Your copy should hold exactly the lines from the one containing "Rebuild this chart" to the one containing "fig.savefig('out.png', dpi=100)", inclusive, with no pictures.

Recorded data:
•••

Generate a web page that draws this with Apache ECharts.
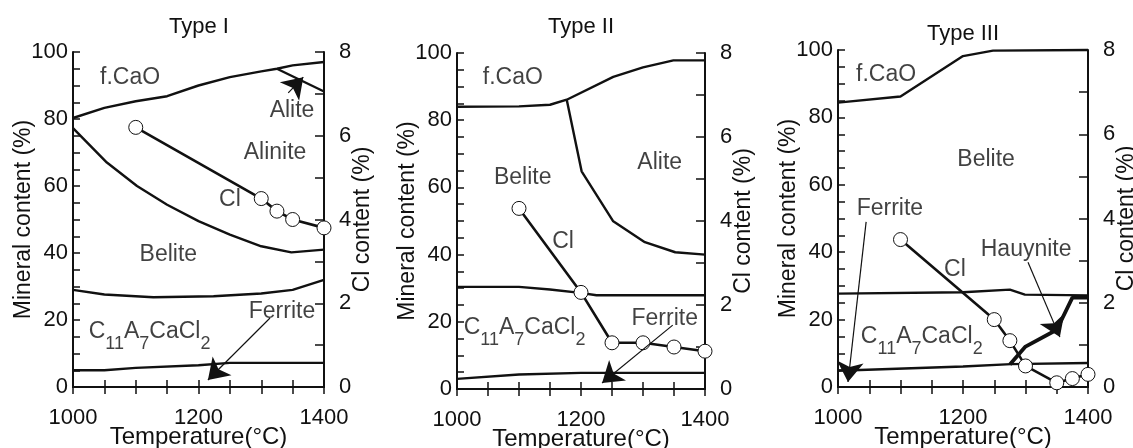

•••

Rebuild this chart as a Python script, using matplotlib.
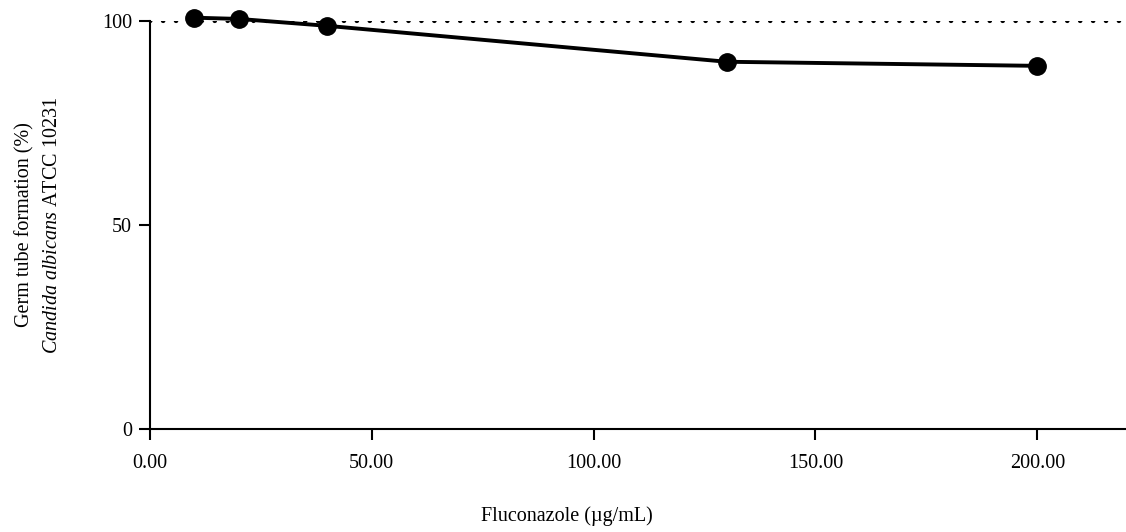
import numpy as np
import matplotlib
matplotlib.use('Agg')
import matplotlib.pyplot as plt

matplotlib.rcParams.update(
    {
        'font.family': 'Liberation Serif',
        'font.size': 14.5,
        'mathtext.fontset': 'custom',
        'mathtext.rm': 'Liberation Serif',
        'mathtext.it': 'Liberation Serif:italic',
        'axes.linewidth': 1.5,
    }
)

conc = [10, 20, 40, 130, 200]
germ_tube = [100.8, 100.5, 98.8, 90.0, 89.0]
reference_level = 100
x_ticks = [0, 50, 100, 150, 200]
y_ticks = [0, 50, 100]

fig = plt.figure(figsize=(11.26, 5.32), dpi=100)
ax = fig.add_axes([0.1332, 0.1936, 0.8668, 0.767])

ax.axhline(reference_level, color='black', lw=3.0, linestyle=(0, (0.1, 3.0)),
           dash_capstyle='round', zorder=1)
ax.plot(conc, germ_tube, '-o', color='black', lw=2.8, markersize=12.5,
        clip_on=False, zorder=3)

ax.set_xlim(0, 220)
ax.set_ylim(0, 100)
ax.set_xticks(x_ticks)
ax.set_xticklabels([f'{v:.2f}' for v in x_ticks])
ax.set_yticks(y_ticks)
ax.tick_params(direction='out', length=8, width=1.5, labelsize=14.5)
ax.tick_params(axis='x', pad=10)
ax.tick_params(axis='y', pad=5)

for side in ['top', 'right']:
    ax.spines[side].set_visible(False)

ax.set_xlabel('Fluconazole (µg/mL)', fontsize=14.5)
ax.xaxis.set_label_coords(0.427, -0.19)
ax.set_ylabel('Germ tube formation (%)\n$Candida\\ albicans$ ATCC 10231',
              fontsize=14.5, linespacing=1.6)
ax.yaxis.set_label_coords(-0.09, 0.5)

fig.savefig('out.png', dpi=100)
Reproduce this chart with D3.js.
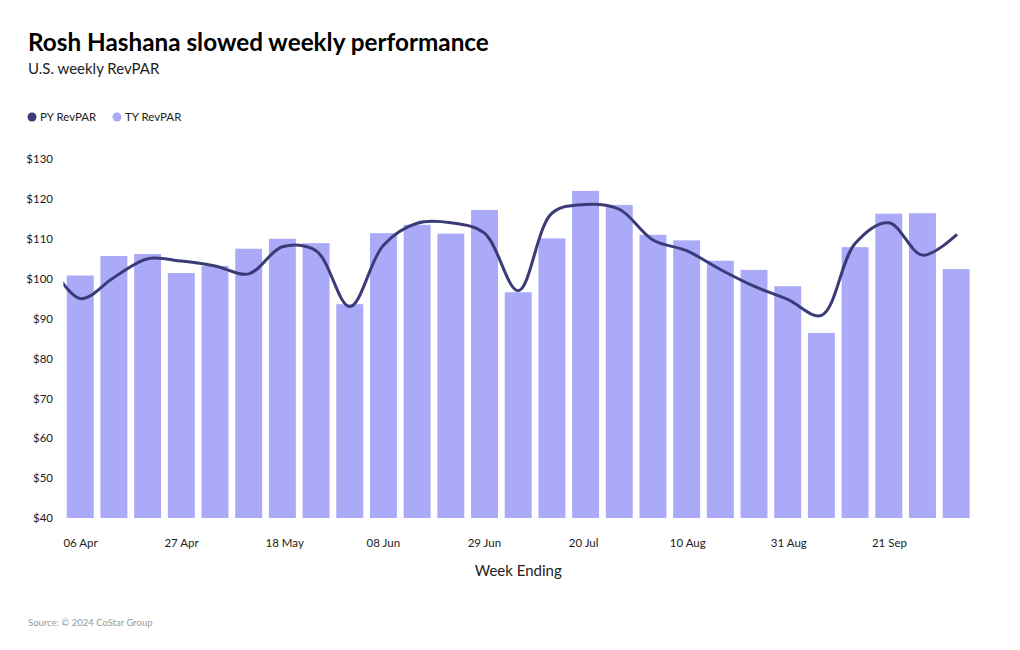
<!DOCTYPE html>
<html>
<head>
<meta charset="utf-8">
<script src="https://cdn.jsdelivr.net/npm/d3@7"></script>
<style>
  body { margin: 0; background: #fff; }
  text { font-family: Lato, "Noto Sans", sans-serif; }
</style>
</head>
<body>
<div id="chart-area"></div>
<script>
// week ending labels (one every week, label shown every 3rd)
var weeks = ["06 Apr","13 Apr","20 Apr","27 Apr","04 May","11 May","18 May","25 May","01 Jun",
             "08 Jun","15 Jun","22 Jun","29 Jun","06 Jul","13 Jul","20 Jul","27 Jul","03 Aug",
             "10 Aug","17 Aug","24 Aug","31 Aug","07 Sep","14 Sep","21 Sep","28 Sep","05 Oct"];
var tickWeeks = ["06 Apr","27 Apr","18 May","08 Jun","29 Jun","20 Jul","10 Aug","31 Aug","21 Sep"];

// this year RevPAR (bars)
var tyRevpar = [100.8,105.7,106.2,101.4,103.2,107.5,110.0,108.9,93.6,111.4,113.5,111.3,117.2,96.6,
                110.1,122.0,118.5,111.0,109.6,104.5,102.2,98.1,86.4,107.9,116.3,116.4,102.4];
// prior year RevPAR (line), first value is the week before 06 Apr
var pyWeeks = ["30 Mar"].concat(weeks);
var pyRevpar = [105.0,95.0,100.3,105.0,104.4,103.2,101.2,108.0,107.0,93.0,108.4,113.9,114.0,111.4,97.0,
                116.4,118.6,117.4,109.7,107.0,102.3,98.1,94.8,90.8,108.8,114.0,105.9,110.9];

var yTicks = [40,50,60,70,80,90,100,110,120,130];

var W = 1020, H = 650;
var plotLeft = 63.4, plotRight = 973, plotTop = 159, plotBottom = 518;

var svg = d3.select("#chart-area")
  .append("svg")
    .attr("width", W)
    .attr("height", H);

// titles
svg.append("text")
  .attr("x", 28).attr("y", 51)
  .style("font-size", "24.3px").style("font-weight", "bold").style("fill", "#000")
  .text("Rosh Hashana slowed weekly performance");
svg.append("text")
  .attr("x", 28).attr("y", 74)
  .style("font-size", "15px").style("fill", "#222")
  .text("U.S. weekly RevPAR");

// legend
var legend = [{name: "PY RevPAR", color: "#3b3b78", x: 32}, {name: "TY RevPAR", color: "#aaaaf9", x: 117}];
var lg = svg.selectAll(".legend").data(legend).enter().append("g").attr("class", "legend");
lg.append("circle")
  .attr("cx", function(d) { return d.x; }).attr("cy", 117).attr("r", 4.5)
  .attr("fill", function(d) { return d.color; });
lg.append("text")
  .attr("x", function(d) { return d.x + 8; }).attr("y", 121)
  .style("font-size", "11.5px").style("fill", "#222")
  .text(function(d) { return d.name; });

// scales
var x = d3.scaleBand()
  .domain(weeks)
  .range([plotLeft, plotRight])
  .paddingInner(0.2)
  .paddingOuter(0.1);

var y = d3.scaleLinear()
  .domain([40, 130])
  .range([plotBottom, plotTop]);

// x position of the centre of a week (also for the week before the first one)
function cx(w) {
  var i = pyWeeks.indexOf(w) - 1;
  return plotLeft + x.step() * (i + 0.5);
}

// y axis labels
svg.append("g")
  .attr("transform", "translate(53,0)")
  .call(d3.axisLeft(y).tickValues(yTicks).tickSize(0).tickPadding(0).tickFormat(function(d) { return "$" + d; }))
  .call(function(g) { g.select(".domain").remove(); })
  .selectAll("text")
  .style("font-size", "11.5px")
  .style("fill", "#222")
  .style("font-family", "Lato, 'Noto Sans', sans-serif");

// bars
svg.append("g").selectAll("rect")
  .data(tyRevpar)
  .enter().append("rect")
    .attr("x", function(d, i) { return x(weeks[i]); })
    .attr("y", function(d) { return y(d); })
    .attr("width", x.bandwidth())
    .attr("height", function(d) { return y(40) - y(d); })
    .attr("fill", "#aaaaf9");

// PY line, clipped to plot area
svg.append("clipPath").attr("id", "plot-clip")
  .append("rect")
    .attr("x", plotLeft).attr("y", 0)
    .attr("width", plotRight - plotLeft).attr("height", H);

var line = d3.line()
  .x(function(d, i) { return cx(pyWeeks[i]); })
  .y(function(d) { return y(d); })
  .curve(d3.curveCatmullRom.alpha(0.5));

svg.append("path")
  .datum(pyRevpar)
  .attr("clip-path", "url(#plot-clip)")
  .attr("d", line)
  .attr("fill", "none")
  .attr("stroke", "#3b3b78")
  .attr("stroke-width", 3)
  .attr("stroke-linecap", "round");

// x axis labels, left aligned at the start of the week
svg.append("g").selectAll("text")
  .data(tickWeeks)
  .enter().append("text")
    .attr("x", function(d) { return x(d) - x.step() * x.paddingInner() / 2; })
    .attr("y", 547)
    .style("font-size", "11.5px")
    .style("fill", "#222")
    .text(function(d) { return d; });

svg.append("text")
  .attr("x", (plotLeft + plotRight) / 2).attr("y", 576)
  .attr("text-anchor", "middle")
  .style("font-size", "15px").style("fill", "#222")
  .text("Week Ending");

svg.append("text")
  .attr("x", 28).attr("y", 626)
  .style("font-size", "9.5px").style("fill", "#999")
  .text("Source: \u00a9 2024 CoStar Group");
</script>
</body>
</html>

•••

Full solution:
Rebuild this chart as a Python script, using matplotlib.
import numpy as np
import matplotlib
matplotlib.use('Agg')
import matplotlib.pyplot as plt

matplotlib.rcParams.update(
    {
        'font.family': 'Liberation Serif',
        'font.size': 14.5,
        'mathtext.fontset': 'custom',
        'mathtext.rm': 'Liberation Serif',
        'mathtext.it': 'Liberation Serif:italic',
        'axes.linewidth': 1.5,
    }
)

conc = [10, 20, 40, 130, 200]
germ_tube = [100.8, 100.5, 98.8, 90.0, 89.0]
reference_level = 100
x_ticks = [0, 50, 100, 150, 200]
y_ticks = [0, 50, 100]

fig = plt.figure(figsize=(11.26, 5.32), dpi=100)
ax = fig.add_axes([0.1332, 0.1936, 0.8668, 0.767])

ax.axhline(reference_level, color='black', lw=3.0, linestyle=(0, (0.1, 3.0)),
           dash_capstyle='round', zorder=1)
ax.plot(conc, germ_tube, '-o', color='black', lw=2.8, markersize=12.5,
        clip_on=False, zorder=3)

ax.set_xlim(0, 220)
ax.set_ylim(0, 100)
ax.set_xticks(x_ticks)
ax.set_xticklabels([f'{v:.2f}' for v in x_ticks])
ax.set_yticks(y_ticks)
ax.tick_params(direction='out', length=8, width=1.5, labelsize=14.5)
ax.tick_params(axis='x', pad=10)
ax.tick_params(axis='y', pad=5)

for side in ['top', 'right']:
    ax.spines[side].set_visible(False)

ax.set_xlabel('Fluconazole (µg/mL)', fontsize=14.5)
ax.xaxis.set_label_coords(0.427, -0.19)
ax.set_ylabel('Germ tube formation (%)\n$Candida\\ albicans$ ATCC 10231',
              fontsize=14.5, linespacing=1.6)
ax.yaxis.set_label_coords(-0.09, 0.5)

fig.savefig('out.png', dpi=100)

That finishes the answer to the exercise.